Habermas optimis tentang kemungkinan menghidupkan kembali ranah publik. Ia melihat harapan bagi masa depan di era baru komunitas politik, yang melampaui negara-negara yang berdasarkan pada hak-hak setara dan kewajiban warga negara yang melekat secara hukum.
Teori diskursif tentang demokrasi ini menyaratkan komunitas politik, yang secara kolektif dapat merumuskan kehendak politiknya dan mengimplementasikan kehendak politik itu menajdi kebijakan di tingkatan sistem legislatif.
Artinya, di tengah iklim refromasi yang mengedepankan kehidupan yang demokratis setiap individu berhak mengeluarkan kehendak politiknya yaitu dengan menghidupakan ranah publik yang sehat. Hal tersebut dilakukan dengan membentuk komunitas ataupun organisasi dalam usaha mengimplementasikan tujuan dan kehendak politiknya.
Apalagi hal tersebut telah terangkum dalam Undag-Undang Dasar 1945 Pasal 28 E ayat 3 yang menjelaskan bahwa setiap orang berhak atas kebebasan berserikat, berkumpul dan mengeluarkan pendapat. Dalam hal ini berorganisasi disebutkan dalam kata berserikat yang artinya kegiatan berorganisasi sudah dijamin langsung oleh UUD 1945.

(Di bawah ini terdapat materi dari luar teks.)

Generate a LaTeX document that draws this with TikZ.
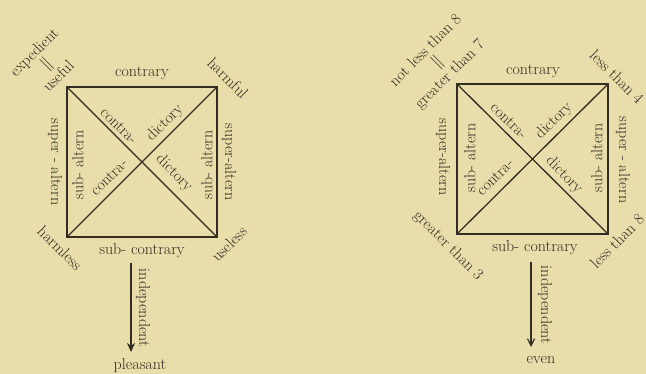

Bahkan secara legal fungsi organisasi mahasiswa telah termaktub dalam pasal 5, Keputusan Menteri Pendidikan dan Kebudayaan Republik Indonesia Nomor 155/u/1998. Tidak kurang ada tujuh fungsi organisasi kemahasiswaan yakni sebagai: (1) Perwakilan mahasiswa tingkat perguruan tinggi untuk menampung dan menyalurkan aspirasi mahasiswa, menetapkan garis-garis besar program dan kegiatan kemahsiswaan;(2) Pelaksana kegiatan kemahasiswaan ; (3) Komunikasi antar mahasiswa : (4) Pengembangan potensi jati diri mahsiswa sebagai insan akademis, calon ilmuwan dan intelektual yang berguna di masa depan; (5)Pengembangan keterampilan organisasi, manajemen dan kepemimpinan mahasiswa; (6)Pembinaan dan pengembangan kader-kader bangsa yang berpotensi melanjutakan kesinambungan pembangunan nasional; (7)Untuk memelihara ilmu dan teknologi yang dilandasi oleh norma-norma agama, akademis, etika, moral, dan wawasan kebangsaan.

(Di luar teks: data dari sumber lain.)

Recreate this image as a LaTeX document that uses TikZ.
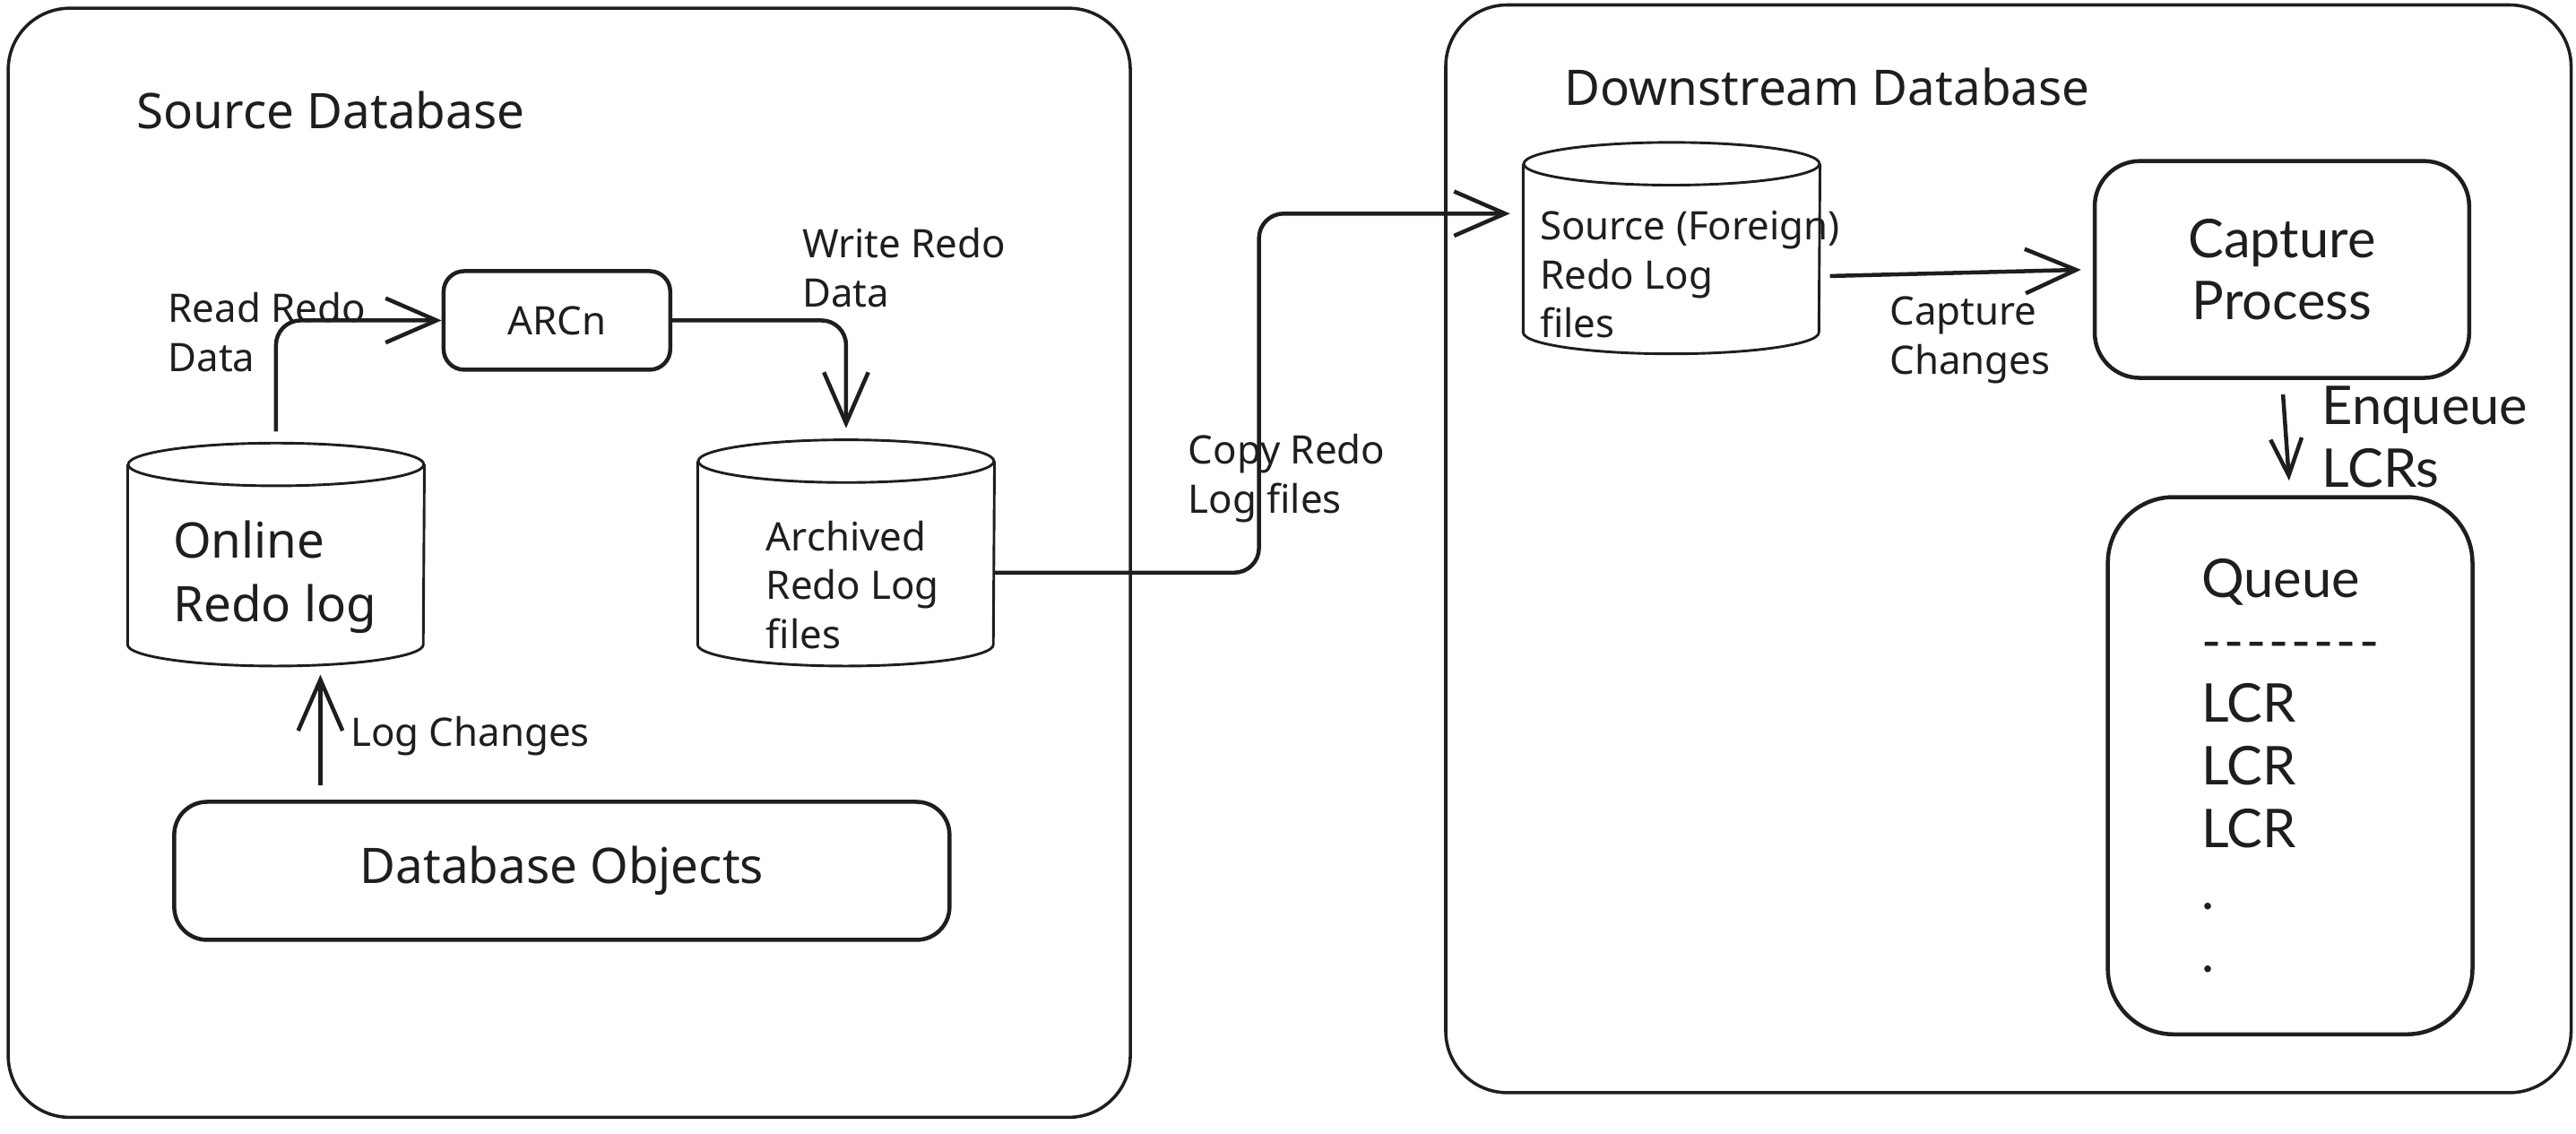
\documentclass[tikz,border=0pt]{standalone}
\usepackage{fontspec}
\setmainfont{Noto Sans}
\newfontfamily\latofont{Lato}
\usetikzlibrary{arrows.meta,calc,positioning,shapes.geometric}

\definecolor{ink}{HTML}{1E1E1E}
\newcommand{\smallfont}{\fontsize{13.6}{17}\selectfont}
\newcommand{\bigfont}{\fontsize{17}{22}\selectfont}
\newcommand{\procfont}{\latofont\fontsize{18.5}{21.6}\selectfont}

\tikzset{
	area/.style={draw=ink,line width=1.1pt,rounded corners=0.75cm},
	proc/.style={draw=ink,line width=1.4pt,inner sep=0pt,align=center,text=ink},
	store/.style={inner sep=0pt,minimum width=3.6cm},
	storeline/.style={draw=ink,line width=0.9pt},
	storetext/.style={anchor=west,inner sep=0pt,align=left,text=ink},
	note/.style={anchor=west,inner sep=0pt,align=left,text=ink,font=\smallfont},
	flow/.style={draw=ink,line width=1.4pt,rounded corners=0.3cm,
		-{Straight Barb[length=0.62cm,width=0.54cm]}},
}

\begin{document}
\begin{tikzpicture}[x=0.02cm,y=-0.02cm]
	\useasboundingbox (0,0) rectangle (1568,690);

	% the two databases
	\draw[area] (5,5) rectangle (688,680);
	\draw[area] (880,3) rectangle (1565,665);
	\node[note,font=\fontsize{17}{22}\selectfont] (srctitle) at (83,67) {Source Database};
	\node[note,font=\fontsize{17}{22}\selectfont] (dsttitle) at (952,53) {Downstream Database};

	% source side
	\node[store,minimum height=2.7cm] (online) at (168,337.5) {};
	\node[storetext,font=\bigfont] (onlinetxt) at (105,351) {Online\\Redo log};
	\node[proc,rounded corners=0.25cm,minimum width=2.76cm,minimum height=1.2cm,font=\smallfont] (arcn) at (339,195) {ARCn};
	\node[store,minimum height=2.74cm] (archived) at (515,336.5) {};
	\node[storetext,font=\smallfont] (archivedtxt) at (466,356) {Archived\\Redo Log\\files};
	\node[proc,rounded corners=0.4cm,minimum width=9.44cm,minimum height=1.68cm,font=\bigfont] (dbobj) at (342,530) {Database Objects};

	% downstream side
	\node[store,minimum height=2.56cm] (foreign) at (1017.5,151) {};
	\node[storetext,font=\smallfont] (foreigntxt) at (937,167) {Source (Foreign)\\Redo Log\\files};
	\node[proc,rounded corners=0.55cm,minimum width=4.56cm,minimum height=2.64cm,font=\procfont] (capture) at (1389,164) {Capture\\Process};
	\node[proc,rounded corners=0.8cm,minimum width=4.44cm,minimum height=6.54cm,font=\procfont,align=left] (queue) at (1394,466)
		{Queue\\{\addfontfeatures{LetterSpace=5}-{}-{}-{}-{}-{}-{}-{}-}\\LCR\\LCR\\LCR\\.\\.};

	% cylinder outlines
	\foreach \c in {online,archived,foreign}{
		\draw[storeline] ($(\c.north west)+(0,13)$) -- ($(\c.south west)+(0,-13)$)
			arc[start angle=180,end angle=360,x radius=1.8cm,y radius=0.26cm]
			-- ($(\c.north east)+(0,13)$);
		\draw[storeline] ($(\c.north)+(0,13)$) ellipse[x radius=1.8cm,y radius=0.26cm];
	}

	% connectors
	\coordinate (logx) at (195,0);
	\draw[flow,shorten <=4pt] (online.north) |- (arcn.west);
	\draw[flow,shorten >=4pt] (arcn.east) -| (archived.north);
	\draw[flow] ($(archived.east)+(0,12)$) -- ++(161,0) |- ($(foreign.west)+(-8,-21)$);
	\draw[flow,rounded corners=0pt,shorten >=4pt] ($(foreign.east)+(6,17)$) -- (capture.west);
	\draw[flow,-{Straight Barb[length=0.45cm,width=0.38cm]},shorten <=5pt,shorten >=5pt] (capture.south) -- (queue.north);
	\draw[flow,shorten <=5pt,shorten >=3pt] (dbobj.north -| logx) -- (online.south -| logx);

	% connector labels
	\node[note] (readlbl) at (102,202) {Read Redo\\Data};
	\node[note] (writelbl) at (488,163) {Write Redo\\Data};
	\node[note] (copylbl) at (723,291) {Copy Redo\\Log files};
	\node[note] (changeslbl) at (1150,207) {Capture\\Changes};
	\node[note,font=\procfont] (enqlbl) at (1413,266) {Enqueue\\LCRs};
	\node[note] (loglbl) at (213,448) {Log Changes};
\end{tikzpicture}
\end{document}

Pengembangan Diri melalui Organisasi
Bukan hanya sebagai wadah mahasiswa dalam mengaspirasikan kehendak politiknya. Organisasi memberi dimensi yang lebih luas dari ruang- ruang perkuliahan dalam kelas. Wadah ini memepersilakan setiap anggotanya untuk mengembangkan potensi, bakat dan kegemaran yang dimiliki.
Karena sering kali kegiatan perkuliahan di kelas tidak memberi ruang seluas-luasnya untuk mahasiswanya terus mnegembangkan potensi-potensi yang ada. Ranah-ranah publik yang tercipta di luar kelas menjadi wahana yang tepat bagi mahasiswa untuk terus mengaktualisasi diri dan merupakan bagian dari upaya pengembangan ilmu pengetahuan yang tidak sempat terbahas di dalam kelas.
Keberadaan organisasi di dalam kampus berbanding lurus dengan usaha menjaga terus berkembangnya ilmu pengetahuan di dalam sebuah universitas yang memang merupakan pusat intelektualitas. Usaha tersebut tentu mesti terus dihidupkan dengan adanya kesadaran mahasiswa untuk berperan aktif didalamnya. Hal itu bisa dikatakan sebagai kewajiban moral yang mesti dipenuhi mahasiswa sebagai agen perubahan. Dan Universitas sebagai institusi terkait berkewajiban memberikan sarana dan prasarana yang dibutuhkan setiap mahasiswa dalam proses pengembagan diri. Bukan justru membatasi ruang gerak mahasiwa dengan pembatasan masa studi ataupun memberlakukan jam malam bagi kegiatan di dalam kampus.
Maka meluangkan waktu untuk berdialektika dalam ruang-ruang organisasi menjadi hal yang esensial . Bahkan bukan hanya sebagai tempat pengembangan potensi diri namun juga mencipta sebuah ruang dimana terjalinnya komunikasi antar individu.